=== Stated problem ===
Print the lines from the one that contains "Recreate this image" to the one that contains "s.set_visible(False)", inclusive, exactly as they appear, and please drop any pictures.

=== Material provided ===

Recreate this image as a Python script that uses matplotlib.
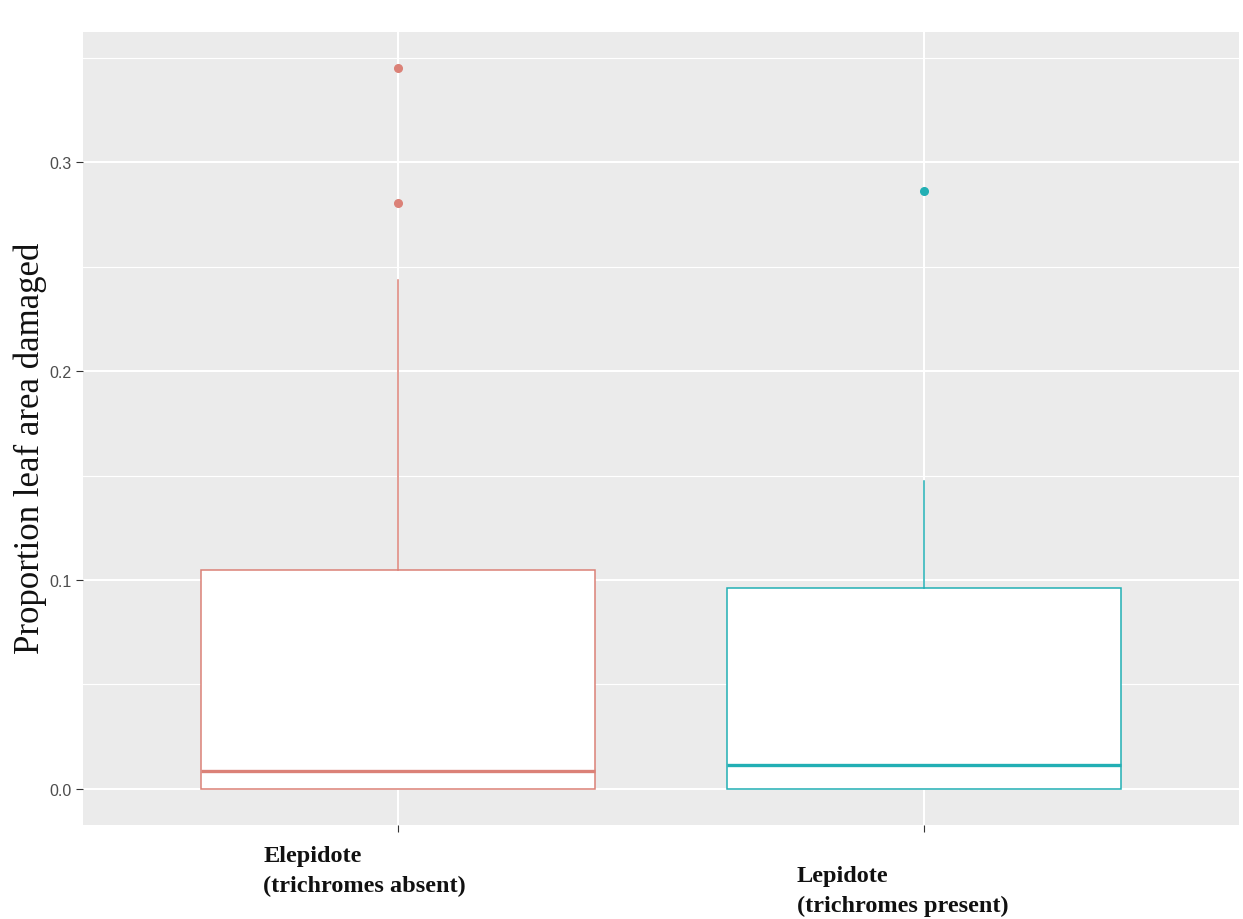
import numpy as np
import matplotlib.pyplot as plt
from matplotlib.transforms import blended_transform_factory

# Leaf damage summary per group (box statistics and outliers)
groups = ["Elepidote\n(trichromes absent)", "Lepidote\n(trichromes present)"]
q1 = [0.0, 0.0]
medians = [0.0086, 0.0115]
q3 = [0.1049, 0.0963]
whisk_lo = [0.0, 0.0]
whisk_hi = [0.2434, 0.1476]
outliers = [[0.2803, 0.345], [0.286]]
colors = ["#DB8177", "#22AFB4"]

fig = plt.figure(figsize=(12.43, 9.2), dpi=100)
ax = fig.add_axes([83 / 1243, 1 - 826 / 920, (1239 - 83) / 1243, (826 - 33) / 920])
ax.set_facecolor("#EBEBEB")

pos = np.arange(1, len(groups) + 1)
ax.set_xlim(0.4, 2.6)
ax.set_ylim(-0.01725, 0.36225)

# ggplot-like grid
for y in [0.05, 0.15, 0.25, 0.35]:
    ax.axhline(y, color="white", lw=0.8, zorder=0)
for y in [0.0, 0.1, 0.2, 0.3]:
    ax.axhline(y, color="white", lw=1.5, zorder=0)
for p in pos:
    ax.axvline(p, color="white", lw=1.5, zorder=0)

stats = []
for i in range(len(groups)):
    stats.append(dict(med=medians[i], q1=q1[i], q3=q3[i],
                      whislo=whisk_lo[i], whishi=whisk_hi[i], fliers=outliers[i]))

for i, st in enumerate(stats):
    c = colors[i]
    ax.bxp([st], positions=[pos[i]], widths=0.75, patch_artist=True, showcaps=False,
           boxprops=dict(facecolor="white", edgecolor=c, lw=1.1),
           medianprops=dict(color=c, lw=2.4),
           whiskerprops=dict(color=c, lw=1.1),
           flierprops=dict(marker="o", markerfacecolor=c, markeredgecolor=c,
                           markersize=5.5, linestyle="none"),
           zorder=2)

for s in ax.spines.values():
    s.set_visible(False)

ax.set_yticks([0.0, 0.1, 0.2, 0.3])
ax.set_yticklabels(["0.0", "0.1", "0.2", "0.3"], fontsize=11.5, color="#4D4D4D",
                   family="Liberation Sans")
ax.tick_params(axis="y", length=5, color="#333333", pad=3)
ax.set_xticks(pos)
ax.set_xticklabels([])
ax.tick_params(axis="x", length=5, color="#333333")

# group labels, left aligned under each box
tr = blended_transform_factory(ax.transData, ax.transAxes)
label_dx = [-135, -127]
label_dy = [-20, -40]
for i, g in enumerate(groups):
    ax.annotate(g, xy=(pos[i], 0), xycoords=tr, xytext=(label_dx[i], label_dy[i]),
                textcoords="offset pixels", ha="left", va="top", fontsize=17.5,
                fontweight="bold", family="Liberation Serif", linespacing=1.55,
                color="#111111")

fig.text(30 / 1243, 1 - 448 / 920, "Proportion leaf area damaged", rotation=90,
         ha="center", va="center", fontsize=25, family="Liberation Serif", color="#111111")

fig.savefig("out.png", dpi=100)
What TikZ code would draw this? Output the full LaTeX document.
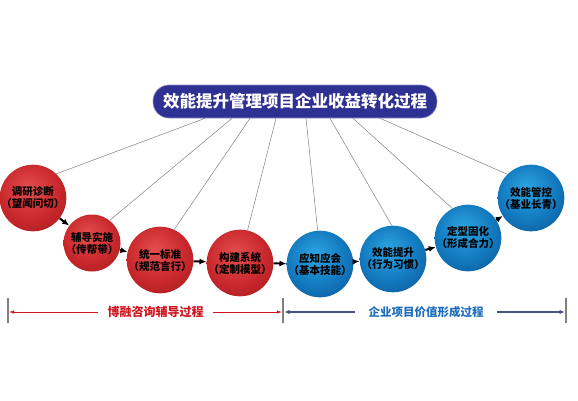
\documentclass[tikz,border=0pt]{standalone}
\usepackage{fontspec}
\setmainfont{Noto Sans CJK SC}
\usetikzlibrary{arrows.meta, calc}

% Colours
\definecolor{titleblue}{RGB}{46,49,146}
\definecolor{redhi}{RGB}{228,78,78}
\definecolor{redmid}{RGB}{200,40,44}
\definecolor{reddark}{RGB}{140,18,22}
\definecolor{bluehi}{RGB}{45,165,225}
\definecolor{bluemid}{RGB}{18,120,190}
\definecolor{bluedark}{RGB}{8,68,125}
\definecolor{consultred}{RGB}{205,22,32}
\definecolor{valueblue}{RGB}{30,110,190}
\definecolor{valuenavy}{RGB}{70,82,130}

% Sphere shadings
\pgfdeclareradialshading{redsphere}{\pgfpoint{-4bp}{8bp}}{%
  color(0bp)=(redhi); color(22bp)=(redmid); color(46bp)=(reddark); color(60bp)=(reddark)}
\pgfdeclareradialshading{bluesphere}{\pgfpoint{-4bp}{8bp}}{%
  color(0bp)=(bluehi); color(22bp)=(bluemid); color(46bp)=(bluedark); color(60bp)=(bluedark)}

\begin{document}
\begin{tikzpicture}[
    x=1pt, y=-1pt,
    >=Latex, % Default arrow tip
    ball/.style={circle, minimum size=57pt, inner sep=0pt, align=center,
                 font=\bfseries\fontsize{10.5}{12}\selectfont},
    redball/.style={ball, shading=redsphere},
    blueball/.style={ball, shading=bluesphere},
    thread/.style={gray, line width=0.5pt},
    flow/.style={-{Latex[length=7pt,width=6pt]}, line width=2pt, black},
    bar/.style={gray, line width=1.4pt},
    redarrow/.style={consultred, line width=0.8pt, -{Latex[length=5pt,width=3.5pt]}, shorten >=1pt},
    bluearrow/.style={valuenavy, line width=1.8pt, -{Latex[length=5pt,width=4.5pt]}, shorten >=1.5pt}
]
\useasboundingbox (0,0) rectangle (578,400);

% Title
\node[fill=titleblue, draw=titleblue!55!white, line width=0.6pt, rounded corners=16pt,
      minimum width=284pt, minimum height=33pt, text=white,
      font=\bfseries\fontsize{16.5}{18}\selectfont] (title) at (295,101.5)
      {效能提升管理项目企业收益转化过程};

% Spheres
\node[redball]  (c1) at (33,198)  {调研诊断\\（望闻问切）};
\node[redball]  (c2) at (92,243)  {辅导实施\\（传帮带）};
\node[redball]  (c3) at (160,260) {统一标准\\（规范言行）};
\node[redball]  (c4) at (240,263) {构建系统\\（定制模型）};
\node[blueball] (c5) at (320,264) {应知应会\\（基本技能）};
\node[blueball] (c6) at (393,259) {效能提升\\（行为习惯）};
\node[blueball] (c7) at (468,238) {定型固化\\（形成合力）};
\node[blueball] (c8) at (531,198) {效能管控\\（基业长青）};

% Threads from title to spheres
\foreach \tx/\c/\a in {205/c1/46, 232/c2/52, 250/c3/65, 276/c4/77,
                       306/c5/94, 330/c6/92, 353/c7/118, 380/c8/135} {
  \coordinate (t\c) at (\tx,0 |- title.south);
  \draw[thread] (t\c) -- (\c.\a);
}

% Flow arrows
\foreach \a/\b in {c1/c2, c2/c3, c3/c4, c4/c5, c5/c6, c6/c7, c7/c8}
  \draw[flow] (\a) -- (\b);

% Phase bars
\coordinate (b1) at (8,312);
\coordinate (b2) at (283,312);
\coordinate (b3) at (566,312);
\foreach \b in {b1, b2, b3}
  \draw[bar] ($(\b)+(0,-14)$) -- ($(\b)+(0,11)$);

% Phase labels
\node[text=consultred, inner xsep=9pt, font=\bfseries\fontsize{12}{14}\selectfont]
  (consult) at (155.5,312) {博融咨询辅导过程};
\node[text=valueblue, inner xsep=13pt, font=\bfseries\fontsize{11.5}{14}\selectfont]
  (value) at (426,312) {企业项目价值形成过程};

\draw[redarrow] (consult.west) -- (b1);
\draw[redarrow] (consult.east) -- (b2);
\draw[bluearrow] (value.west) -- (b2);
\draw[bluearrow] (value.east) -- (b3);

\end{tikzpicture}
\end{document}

* * *

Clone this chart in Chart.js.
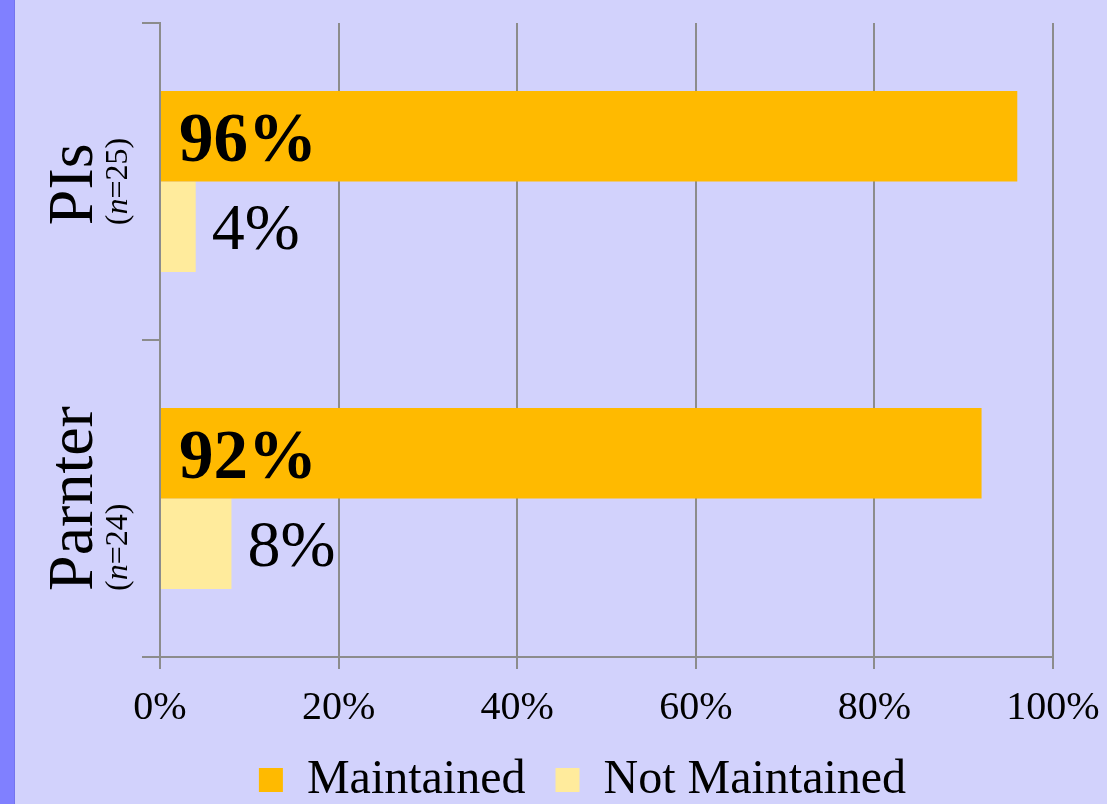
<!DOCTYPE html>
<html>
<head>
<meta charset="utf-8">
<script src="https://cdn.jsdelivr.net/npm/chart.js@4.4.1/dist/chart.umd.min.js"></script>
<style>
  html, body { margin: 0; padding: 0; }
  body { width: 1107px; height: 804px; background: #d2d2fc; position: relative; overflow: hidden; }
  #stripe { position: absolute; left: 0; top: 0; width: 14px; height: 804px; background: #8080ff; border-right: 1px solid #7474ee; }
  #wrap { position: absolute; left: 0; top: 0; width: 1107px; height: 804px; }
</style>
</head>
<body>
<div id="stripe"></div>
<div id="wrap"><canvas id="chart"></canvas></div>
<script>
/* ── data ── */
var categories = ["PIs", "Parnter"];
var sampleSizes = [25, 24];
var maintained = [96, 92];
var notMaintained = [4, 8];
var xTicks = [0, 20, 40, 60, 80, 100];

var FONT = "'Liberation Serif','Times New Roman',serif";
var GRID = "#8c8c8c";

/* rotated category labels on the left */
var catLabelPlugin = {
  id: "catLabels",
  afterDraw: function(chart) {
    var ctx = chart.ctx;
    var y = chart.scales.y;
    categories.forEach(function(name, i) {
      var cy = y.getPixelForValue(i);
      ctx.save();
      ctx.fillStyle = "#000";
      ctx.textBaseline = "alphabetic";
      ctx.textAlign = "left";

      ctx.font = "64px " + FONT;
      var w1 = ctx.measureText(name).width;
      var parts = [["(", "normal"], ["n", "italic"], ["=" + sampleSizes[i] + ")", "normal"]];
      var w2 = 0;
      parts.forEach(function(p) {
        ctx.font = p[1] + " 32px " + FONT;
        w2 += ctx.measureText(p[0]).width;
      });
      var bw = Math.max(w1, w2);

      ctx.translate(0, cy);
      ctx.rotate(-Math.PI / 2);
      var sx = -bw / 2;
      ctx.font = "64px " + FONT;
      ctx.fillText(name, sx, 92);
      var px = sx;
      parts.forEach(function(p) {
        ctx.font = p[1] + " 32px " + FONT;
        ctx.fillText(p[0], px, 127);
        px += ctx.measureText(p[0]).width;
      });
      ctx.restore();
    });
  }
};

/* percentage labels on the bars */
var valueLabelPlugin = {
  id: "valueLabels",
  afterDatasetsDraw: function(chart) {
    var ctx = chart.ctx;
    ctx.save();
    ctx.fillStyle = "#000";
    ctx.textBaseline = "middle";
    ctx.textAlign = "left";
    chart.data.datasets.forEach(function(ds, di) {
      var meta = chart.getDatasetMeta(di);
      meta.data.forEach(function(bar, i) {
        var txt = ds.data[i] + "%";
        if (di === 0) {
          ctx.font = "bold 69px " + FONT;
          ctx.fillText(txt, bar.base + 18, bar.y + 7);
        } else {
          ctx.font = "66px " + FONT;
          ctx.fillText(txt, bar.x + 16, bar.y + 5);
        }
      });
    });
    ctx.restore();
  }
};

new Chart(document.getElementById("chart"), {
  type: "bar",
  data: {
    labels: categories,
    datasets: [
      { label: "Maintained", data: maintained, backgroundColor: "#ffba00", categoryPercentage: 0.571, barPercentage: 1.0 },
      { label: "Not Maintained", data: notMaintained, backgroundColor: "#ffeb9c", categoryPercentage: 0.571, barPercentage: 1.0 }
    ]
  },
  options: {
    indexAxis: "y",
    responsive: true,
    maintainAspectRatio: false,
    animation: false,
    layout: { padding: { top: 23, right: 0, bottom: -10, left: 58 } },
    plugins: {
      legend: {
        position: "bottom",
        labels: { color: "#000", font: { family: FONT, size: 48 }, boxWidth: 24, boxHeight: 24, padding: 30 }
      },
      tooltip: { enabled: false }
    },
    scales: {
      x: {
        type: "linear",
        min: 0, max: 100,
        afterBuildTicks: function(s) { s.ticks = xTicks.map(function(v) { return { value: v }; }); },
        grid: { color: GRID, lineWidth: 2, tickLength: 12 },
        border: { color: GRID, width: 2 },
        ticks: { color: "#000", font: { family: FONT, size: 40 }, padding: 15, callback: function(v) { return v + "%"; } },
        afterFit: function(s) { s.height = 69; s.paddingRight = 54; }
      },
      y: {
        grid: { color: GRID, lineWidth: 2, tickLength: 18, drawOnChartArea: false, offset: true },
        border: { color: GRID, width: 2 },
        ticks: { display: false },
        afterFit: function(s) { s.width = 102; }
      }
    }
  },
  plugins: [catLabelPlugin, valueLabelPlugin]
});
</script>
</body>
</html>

=== Result of this task ===
Recreate this image as a Python script that uses matplotlib.
import numpy as np
import matplotlib.pyplot as plt
from matplotlib.transforms import blended_transform_factory

# Leaf damage summary per group (box statistics and outliers)
groups = ["Elepidote\n(trichromes absent)", "Lepidote\n(trichromes present)"]
q1 = [0.0, 0.0]
medians = [0.0086, 0.0115]
q3 = [0.1049, 0.0963]
whisk_lo = [0.0, 0.0]
whisk_hi = [0.2434, 0.1476]
outliers = [[0.2803, 0.345], [0.286]]
colors = ["#DB8177", "#22AFB4"]

fig = plt.figure(figsize=(12.43, 9.2), dpi=100)
ax = fig.add_axes([83 / 1243, 1 - 826 / 920, (1239 - 83) / 1243, (826 - 33) / 920])
ax.set_facecolor("#EBEBEB")

pos = np.arange(1, len(groups) + 1)
ax.set_xlim(0.4, 2.6)
ax.set_ylim(-0.01725, 0.36225)

# ggplot-like grid
for y in [0.05, 0.15, 0.25, 0.35]:
    ax.axhline(y, color="white", lw=0.8, zorder=0)
for y in [0.0, 0.1, 0.2, 0.3]:
    ax.axhline(y, color="white", lw=1.5, zorder=0)
for p in pos:
    ax.axvline(p, color="white", lw=1.5, zorder=0)

stats = []
for i in range(len(groups)):
    stats.append(dict(med=medians[i], q1=q1[i], q3=q3[i],
                      whislo=whisk_lo[i], whishi=whisk_hi[i], fliers=outliers[i]))

for i, st in enumerate(stats):
    c = colors[i]
    ax.bxp([st], positions=[pos[i]], widths=0.75, patch_artist=True, showcaps=False,
           boxprops=dict(facecolor="white", edgecolor=c, lw=1.1),
           medianprops=dict(color=c, lw=2.4),
           whiskerprops=dict(color=c, lw=1.1),
           flierprops=dict(marker="o", markerfacecolor=c, markeredgecolor=c,
                           markersize=5.5, linestyle="none"),
           zorder=2)

for s in ax.spines.values():
    s.set_visible(False)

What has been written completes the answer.